Aldrick Rosas is the team's kicker. Still.

He returns after a shaky rookie campaign looking to prove that even though he’s back, the position has been upgraded just as much as any other area.

“It wasn’t the best year that I could have hoped for,” Rosas said at training camp this weekend. “I learned a lot and it was a tremendous learning experience and a learning curve. I’m still learning. But in Year Two there is definitely a higher level of comfort and I feel like I’m more well rounded. Now it’s just time to go out there on the field and produce.”

Rosas made 18 of 25 field-goal attempts, with several misses coming in crucial moments early in the season when the Giants had an opportunity to change their course, and missed 3 of 23 extra-point attempts. His field-goal percentage (72.0) ranked 28th among those with at least 20 attempts and his extra-point percentage (87.0) was 33rd among those with 10 or more attempts.

“I wouldn’t say it rocked my confidence,” he said. “I don’t know what word I would use to describe the feeling amongst the whole team and the whole organization. It definitely wasn’t a happy feeling. But there is a lot of stuff we learned from last year. Just build on that. Now I know what to expect if stuff happens like that. You know what to expect to keep your head on straight. I feel better.”

The confidence that the team has shown Rosas has helped heal any mental bruises that built up in 2017. They easily could have parted ways with Rosas after last season, or even brought in a veteran to compete with him the way Mike Nugent did last summer. Instead, they kept Rosas and added first-year kicker Marshall Koehn for training camp.

That’s not to say it’ll be Rosas’ job when the season opens. There is still a long way to go until then, and while Pat Shurmur said he’s been pleased with Rosas’ work in camp, there are a few hurdles to be cleared.

“You’ve got to see it happen in game situations,” Shurmur said. “Most often, the kickers that you have in camp make them during the practice sessions. You’ve just got to see it happen [in preseason games]. It’s really not that much more complicated than that.”

Rosas was perfect in preseason last summer, which won him the job. Once the season began, inconsistencies and insecurities began to creep in.

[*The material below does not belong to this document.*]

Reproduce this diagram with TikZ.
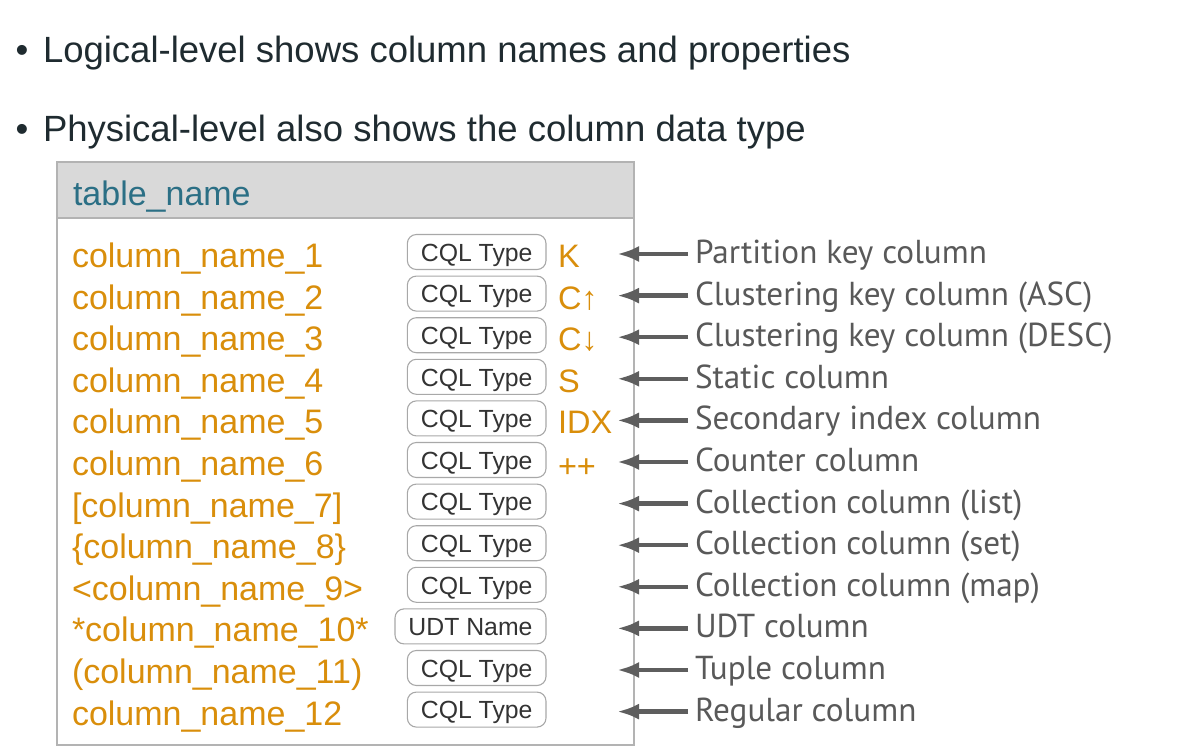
\documentclass[tikz,border=0pt]{standalone}
\usepackage{fontspec}
\setmainfont{Liberation Sans}
\newfontfamily\labelfont{PT Sans}
\usepackage{tikz}
\usetikzlibrary{arrows.meta}
\usepackage{xcolor}

\definecolor{textdark}{HTML}{1F2B30}
\definecolor{colorange}{HTML}{D98E0B}
\definecolor{tealname}{HTML}{2B6F85}
\definecolor{headgray}{HTML}{D9D9D9}
\definecolor{bordergray}{HTML}{B3B3B3}
\definecolor{boxgray}{HTML}{A8A8A8}
\definecolor{typetext}{HTML}{333333}
\definecolor{arrowgray}{HTML}{5E5E5E}
\definecolor{labelgray}{HTML}{595959}

\begin{document}
\begin{tikzpicture}[x=1pt, y=-1pt,
    every node/.style={inner sep=0pt, outer sep=0pt},
    bullettext/.style={anchor=base west, text=textdark, font=\fontsize{36.5}{40}\selectfont},
    colname/.style={anchor=base west, text=colorange, font=\fontsize{34}{36}\selectfont},
    flag/.style={anchor=base west, text=colorange, font=\fontsize{32.5}{34}\selectfont},
    typebox/.style={draw=boxgray, line width=1.1pt, rounded corners=9pt, anchor=east,
        minimum height=35pt, inner xsep=13.5pt, text height=18.4pt, text depth=0pt,
        text=typetext, font=\fontsize{24.8}{26}\selectfont},
    desc/.style={anchor=base west, inner xsep=7pt, text=labelgray, font=\labelfont\fontsize{33.2}{34}\selectfont},
    pointer/.style={draw=arrowgray, line width=4.4pt, -{Latex[length=22pt, width=16pt]}}]
    \useasboundingbox (0,0) rectangle (1183,751);

    % Bullets
    \node[bullettext, anchor=base] (bul1) at (22, 63) {•};
    \node[bullettext] (item1) at (43, 63) {Logical-level shows column names and properties};
    \node[bullettext, anchor=base] (bul2) at (22, 142) {•};
    \node[bullettext] (item2) at (43, 142) {Physical-level also shows the column data type};

    % Table
    \fill[headgray] (57,162) rectangle (634,218);
    \draw[bordergray, line width=2pt] (57,218) -- (634,218);
    \draw[bordergray, line width=2pt] (57,162) rectangle (634,745);
    \node[anchor=base west, text=tealname, font=\fontsize{34}{36}\selectfont] (title) at (73, 205.5) {table\_name};

    % Column names
    \node[colname] (col1) at (72, 267.5) {column\_name\_1};
    \node[colname] (col2) at (72, 309.1) {column\_name\_2};
    \node[colname] (col3) at (72, 350.7) {column\_name\_3};
    \node[colname] (col4) at (72, 392.3) {column\_name\_4};
    \node[colname] (col5) at (72, 433.9) {column\_name\_5};
    \node[colname] (col6) at (72, 475.5) {column\_name\_6};
    \node[colname] (col7) at (72, 517.1) {[column\_name\_7]};
    \node[colname] (col8) at (72, 558.7) {\{column\_name\_8\}};
    \node[colname] (col9) at (72, 600.3) {<column\_name\_9>};
    \node[colname] (col10) at (72, 641.9) {*column\_name\_10*};
    \node[colname] (col11) at (72, 683.5) {(column\_name\_11)};
    \node[colname] (col12) at (72, 725.1) {column\_name\_12};

    % Data types
    \node[typebox] (type1) at (546, 252) {CQL Type};
    \node[typebox] (type2) at (546, 293.6) {CQL Type};
    \node[typebox] (type3) at (546, 335.2) {CQL Type};
    \node[typebox] (type4) at (546, 376.8) {CQL Type};
    \node[typebox] (type5) at (546, 418.4) {CQL Type};
    \node[typebox] (type6) at (546, 460) {CQL Type};
    \node[typebox] (type7) at (546, 501.6) {CQL Type};
    \node[typebox] (type8) at (546, 543.2) {CQL Type};
    \node[typebox] (type9) at (546, 584.8) {CQL Type};
    \node[typebox] (type10) at (546, 626.4) {UDT Name};
    \node[typebox] (type11) at (546, 668) {CQL Type};
    \node[typebox] (type12) at (546, 709.6) {CQL Type};

    % Flags
    \node[flag] (flag1) at (558, 267.5) {K};
    \node[flag] (flag2) at (558, 309.1) {C↑};
    \node[flag] (flag3) at (558, 350.7) {C↓};
    \node[flag] (flag4) at (558, 392.3) {S};
    \node[flag] (flag5) at (558, 433.9) {IDX};
    \node[flag] (flag6) at (558, 477.5) {++};

    % Legend
    \node[desc] (desc1) at (688, 263.5) {Partition key column};
    \node[desc] (desc2) at (688, 305.1) {Clustering key column (ASC)};
    \node[desc] (desc3) at (688, 346.7) {Clustering key column (DESC)};
    \node[desc] (desc4) at (688, 388.3) {Static column};
    \node[desc] (desc5) at (688, 429.9) {Secondary index column};
    \node[desc] (desc6) at (688, 471.5) {Counter column};
    \node[desc] (desc7) at (688, 513.1) {Collection column (list)};
    \node[desc] (desc8) at (688, 554.7) {Collection column (set)};
    \node[desc] (desc9) at (688, 596.3) {Collection column (map)};
    \node[desc] (desc10) at (688, 637.9) {UDT column};
    \node[desc] (desc11) at (688, 679.5) {Tuple column};
    \node[desc] (desc12) at (688, 721.1) {Regular column};

    \coordinate (tip1) at (617, 254);
    \coordinate (tip2) at (617, 295.6);
    \coordinate (tip3) at (617, 337.2);
    \coordinate (tip4) at (617, 378.8);
    \coordinate (tip5) at (617, 420.4);
    \coordinate (tip6) at (617, 462);
    \coordinate (tip7) at (617, 503.6);
    \coordinate (tip8) at (617, 545.2);
    \coordinate (tip9) at (617, 586.8);
    \coordinate (tip10) at (617, 628.4);
    \coordinate (tip11) at (617, 670);
    \coordinate (tip12) at (617, 711.6);

    \draw[pointer] (desc1.west |- tip1) -- (tip1);
    \draw[pointer] (desc2.west |- tip2) -- (tip2);
    \draw[pointer] (desc3.west |- tip3) -- (tip3);
    \draw[pointer] (desc4.west |- tip4) -- (tip4);
    \draw[pointer] (desc5.west |- tip5) -- (tip5);
    \draw[pointer] (desc6.west |- tip6) -- (tip6);
    \draw[pointer] (desc7.west |- tip7) -- (tip7);
    \draw[pointer] (desc8.west |- tip8) -- (tip8);
    \draw[pointer] (desc9.west |- tip9) -- (tip9);
    \draw[pointer] (desc10.west |- tip10) -- (tip10);
    \draw[pointer] (desc11.west |- tip11) -- (tip11);
    \draw[pointer] (desc12.west |- tip12) -- (tip12);

\end{tikzpicture}
\end{document}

“For the position I’m in, it’s all a mental game mostly,” he said. “I’m more than capable to go out there and do my job, so it’s everything between the ears. Stay together and trust your teammates, trust your coaches, trust your organization, and know that they’re behind you to go out and do your job.”

It helps, Rosas said, to have a surprisingly familiar face working with him. The Giants brought back former special-teams coordinator Tom Quinn over the summer as an assistant to new coordinator Thomas McGaughey.

“I was excited when I heard Quinn was going to be back,” Rosas said. “We kind of get a little rebound to prove that we can do this together.”

Plenty of NFL kickers overcame disappointing rookie seasons, learned from them, and had fine careers. The Giants know that, which is why they have not given up on their young, powerful-legged project. Rosas knows that, too, and wants to be the next to be able to make such a claim.

“I embrace any adversity, within here, from the outside, from the media, from the fans,” he said. “Just go out there and keep learning, embrace it, embrace the spotlight, and know that when I step on the field that the ball will go through the uprights or do whatever I need it to do.”